You likely have heard of hostile architecture in cities, where they combat homelessness, skateboarding, loitering and other nuisance activities not by fixing their root causes, but by installing features that are designed to allow for only one desired use. Examples of hostile architecture include park benches with armrests to allow sitting, but not sleeping; boulders on sidewalks to allow walking, but not tents and encampments; spikes on windowsills and alcoves to prevent sitting and loitering; and studs on concrete ledges to prevent skateboarding. Does it work? Usually. Is it cheaper than the alternative of providing affordable housing, social services and safe overnight spaces, building more skateparks, and designing spaces that promote social gathering? Absolutely.
In my experience, we are sometimes guilty of doing the same thing when we design parks. My definition of hostile parkitecture is when we design park features in a way that dictates a specific desired use — despite the desires of the users. For instance, imagine your department wants credit for building a basketball court. But, rumor has it that basketball players are loud, and they swear, and the neighborhood doesn’t want people gathering there to play basketball games. So, your department decides the best compromise is to build two half courts next to each other so there are two hoops but users can’t actually play a game. As a former Division I basketball player, I feel I’m qualified to say that no, that is not a basketball court. How many baseball fields do you see with first and second base on one side of the park, and third base and home plate on the other? This is an example of hostile parkitecture.

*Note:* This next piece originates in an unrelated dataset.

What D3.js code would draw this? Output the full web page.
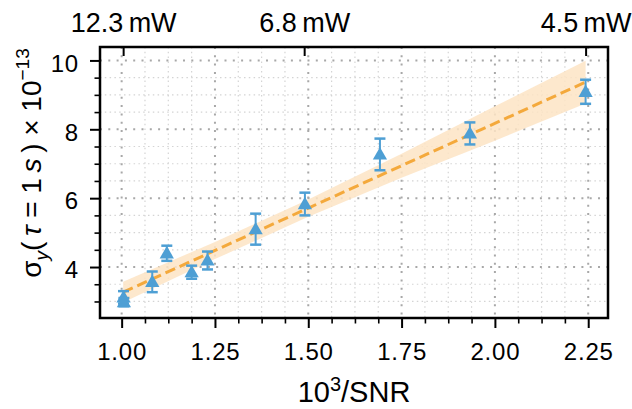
<!DOCTYPE html>
<html>
<head>
<meta charset="utf-8">
<script src="https://cdn.jsdelivr.net/npm/d3@7"></script>
<style>
  html, body { margin: 0; padding: 0; background: #fff; }
  text { font-family: "Liberation Sans", Arial, sans-serif; fill: #000; }
</style>
</head>
<body>
<div id="chart"></div>
<script>
// measured points (10^3/SNR vs Allan deviation at 1 s, x 1e-13)
const snr = [1.005, 1.006, 1.082, 1.121, 1.1875, 1.230, 1.359, 1.491, 1.692, 1.933, 2.243];
const sigma = [3.12, 2.98, 3.57, 4.40, 3.85, 4.19, 5.10, 5.83, 7.27, 7.88, 9.09];
const sigmaErr = [0.18, 0.12, 0.30, 0.22, 0.19, 0.26, 0.45, 0.33, 0.46, 0.32, 0.35];

// linear fit and its confidence band
const fitX = [1.004, 2.243];
const fitY = [3.27, 9.37];
const bandX = [1.004, 1.25, 1.5, 1.75, 2.0, 2.243];
const bandLow = [2.97, 4.23, 5.46, 6.59, 7.67, 8.75];
const bandHigh = [3.57, 4.73, 5.96, 7.29, 8.67, 9.99];

// axis ticks
const xTicks = [1.00, 1.25, 1.50, 1.75, 2.00, 2.25];
const yTicks = [4, 6, 8, 10];
const topTickX = [1.004, 1.489, 2.243];
const topTickLabels = ["12.3\u2009mW", "6.8\u2009mW", "4.5\u2009mW"];

const W = 632, H = 409;
const margin = { top: 47, right: 24, bottom: 91, left: 100 },
  width = W - margin.left - margin.right,
  height = H - margin.top - margin.bottom;

const svg = d3.select("#chart")
  .append("svg")
  .attr("width", W)
  .attr("height", H)
  .style("display", "block");

svg.append("rect").attr("width", W).attr("height", H).attr("fill", "#fff");

const g = svg.append("g")
  .attr("transform", `translate(${margin.left},${margin.top})`);

const x = d3.scaleLinear().domain([0.942, 2.303]).range([0, width]);
const y = d3.scaleLinear().domain([2.52, 10.39]).range([height, 0]);

const xMinor = d3.range(0.9375, 2.31, 0.0625).filter(v => v > 0.942 && v < 2.303 && !xTicks.some(t => Math.abs(t - v) < 1e-6));
const yMinor = d3.range(2.5, 10.5, 0.5).filter(v => v > 2.52 && v < 10.39 && !yTicks.includes(v));

// minor grid
g.append("g")
  .selectAll("line")
  .data(xMinor)
  .enter().append("line")
  .attr("x1", d => x(d)).attr("x2", d => x(d))
  .attr("y1", 0).attr("y2", height)
  .attr("stroke", "#d4d4d4").attr("stroke-width", 1.2)
  .attr("stroke-dasharray", "1.5,3.3");

g.append("g")
  .selectAll("line")
  .data(yMinor)
  .enter().append("line")
  .attr("y1", d => y(d)).attr("y2", d => y(d))
  .attr("x1", 0).attr("x2", width)
  .attr("stroke", "#d4d4d4").attr("stroke-width", 1.2)
  .attr("stroke-dasharray", "1.5,3.3");

// major grid
g.append("g")
  .selectAll("line")
  .data(xTicks)
  .enter().append("line")
  .attr("x1", d => x(d)).attr("x2", d => x(d))
  .attr("y1", 0).attr("y2", height)
  .attr("stroke", "#a8a8a8").attr("stroke-width", 2)
  .attr("stroke-dasharray", "2,6.3");

g.append("g")
  .selectAll("line")
  .data(yTicks)
  .enter().append("line")
  .attr("y1", d => y(d)).attr("y2", d => y(d))
  .attr("x1", 0).attr("x2", width)
  .attr("stroke", "#a8a8a8").attr("stroke-width", 2)
  .attr("stroke-dasharray", "2,6.3");

// confidence band
const bandData = bandX.map((v, i) => ({ x: v, lo: bandLow[i], hi: bandHigh[i] }));
g.append("path")
  .datum(bandData)
  .attr("fill", "#fde4c4")
  .attr("opacity", 0.85)
  .attr("d", d3.area().x(d => x(d.x)).y0(d => y(d.lo)).y1(d => y(d.hi)));

// fit line
g.append("path")
  .datum(fitX.map((v, i) => [v, fitY[i]]))
  .attr("fill", "none")
  .attr("stroke", "#f4a93c")
  .attr("stroke-width", 3)
  .attr("stroke-dasharray", "10.5,5")
  .attr("d", d3.line().x(d => x(d[0])).y(d => y(d[1])));

// error bars
const pts = snr.map((v, i) => ({ x: v, y: sigma[i], e: sigmaErr[i] }));
const blue = "#4e9fd4";
const cap = 5.5;
const eb = g.append("g").attr("stroke", blue).attr("stroke-width", 2);
pts.forEach(d => {
  const cx = x(d.x), y0 = y(d.y - d.e), y1 = y(d.y + d.e);
  eb.append("line").attr("x1", cx).attr("x2", cx).attr("y1", y0).attr("y2", y1);
  eb.append("line").attr("x1", cx - cap).attr("x2", cx + cap).attr("y1", y0).attr("y2", y0).attr("stroke-width", 2.5);
  eb.append("line").attr("x1", cx - cap).attr("x2", cx + cap).attr("y1", y1).attr("y2", y1).attr("stroke-width", 2.5);
});

// markers
g.append("g")
  .selectAll("path")
  .data(pts)
  .enter().append("path")
  .attr("transform", d => `translate(${x(d.x)},${y(d.y) + 1})`)
  .attr("d", d3.symbol().type(d3.symbolTriangle).size(88))
  .attr("fill", blue);

// bottom axis
const xAxis = g.append("g")
  .attr("transform", `translate(0,${height})`)
  .call(d3.axisBottom(x).tickValues(xTicks).tickSize(10).tickPadding(15).tickFormat(d3.format(".2f")));
xAxis.select(".domain").remove();
xAxis.selectAll("line").attr("stroke-width", 2);
xAxis.selectAll("text").style("font-size", "24px").style("letter-spacing", "0.8px")
  .style("font-family", "Liberation Sans, Arial, sans-serif");

g.append("g")
  .attr("transform", `translate(0,${height})`)
  .call(d3.axisBottom(x).tickValues(xMinor).tickSize(5.5).tickFormat(""))
  .call(a => a.select(".domain").remove())
  .selectAll("line").attr("stroke-width", 1.6);

// left axis
const yAxis = g.append("g")
  .call(d3.axisLeft(y).tickValues(yTicks).tickSize(10).tickPadding(11).tickFormat(d3.format("d")));
yAxis.select(".domain").remove();
yAxis.selectAll("line").attr("stroke-width", 2);
yAxis.selectAll("text").attr("dy", "0.45em").style("font-size", "24px").style("letter-spacing", "0.8px")
  .style("font-family", "Liberation Sans, Arial, sans-serif");

g.append("g")
  .call(d3.axisLeft(y).tickValues(yMinor).tickSize(5.5).tickFormat(""))
  .call(a => a.select(".domain").remove())
  .selectAll("line").attr("stroke-width", 1.6);

// top axis (laser power)
const topAxis = g.append("g")
  .call(d3.axisTop(x).tickValues(topTickX).tickSize(-9).tickPadding(15).tickFormat((d, i) => topTickLabels[i]));
topAxis.select(".domain").remove();
topAxis.selectAll("line").attr("stroke-width", 2);
topAxis.selectAll("text").style("font-size", "27px")
  .style("font-family", "Liberation Sans, Arial, sans-serif");

// frame
g.append("rect")
  .attr("width", width).attr("height", height)
  .attr("fill", "none").attr("stroke", "#000").attr("stroke-width", 2.5);

// axis labels
const xl = svg.append("text")
  .attr("x", margin.left + width / 2)
  .attr("y", 402)
  .attr("text-anchor", "middle")
  .style("font-size", "29px");
xl.append("tspan").text("10");
xl.append("tspan").attr("dy", -11).style("font-size", "20px").text("3");
xl.append("tspan").attr("dy", 11).text("/SNR");

const yl = svg.append("text")
  .attr("transform", "translate(41,163) rotate(-90)")
  .attr("text-anchor", "middle")
  .style("font-size", "28px");
yl.append("tspan").text("\u03C3");
yl.append("tspan").attr("dy", 7).style("font-size", "19px").style("font-style", "italic").text("y");
yl.append("tspan").attr("dy", -7).text("(\u2009");
yl.append("tspan").style("font-style", "italic").text("\u03C4");
yl.append("tspan").text(" = 1");
yl.append("tspan").style("font-style", "italic").text("\u2009s");
yl.append("tspan").text("\u2009)  \u00D7 10");
yl.append("tspan").attr("dy", -12).style("font-size", "19px").text("\u221213");
</script>
</body>
</html>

Do you have a picnic shelter in a largely minority community? Does it have only one or two picnic tables and just one grill? This infrastructure is not conducive to holding a simple get together, much less a birthday party, holiday celebration or a family reunion. You should be providing shelters that can accommodate large groups. It’s no surprise why rentals of large picnic shelters are reserved by some of the most diverse residents here in Fairfax County, and I wouldn’t be surprised if that was also the case in other diverse, rapidly urbanizing areas where many houses and properties can’t handle large groups for get-togethers.
When you provide amenities, specifically in local parks, do you come out to see who are using them? Do they look like most of the surrounding community? If not, that’s a problem. Imagine a largely Latinx/Hispanic community of people who value soccer and really want a place where they can play pick-up soccer games. You finally purchase a 10-acre parcel right in the heart of that community, and what do you build? A pickleball complex. It will be packed. Your user counts will be through the roof. You’ll be able to get those who advocated for their construction off your back. But, did you serve the community? No.
Just because you build it and someone comes, doesn’t mean you’ve served that community, you’ve just served a community.
Why Equity Matters
There has been some great work on park equity done by other agencies — including New York City, San Francisco, Minneapolis, Seattle, Mecklenburg County, North Carolina, and many others. We’re a mile into a marathon that started more than a century ago, so we need to get ahead by learning from and copying the successes of others. It hasn’t been easy, and it’s not going to be easy, but I’m so proud of how far we’ve come, and I hope that no matter where you are in your career, you understand the root causes of racial inequity in parks and take whatever steps you can to remove barriers to equity, whether they’re large systematic changes or small programmatic ones. They all matter. You matter.
Jai Cole is Executive Director of Fairfax County Park Authority.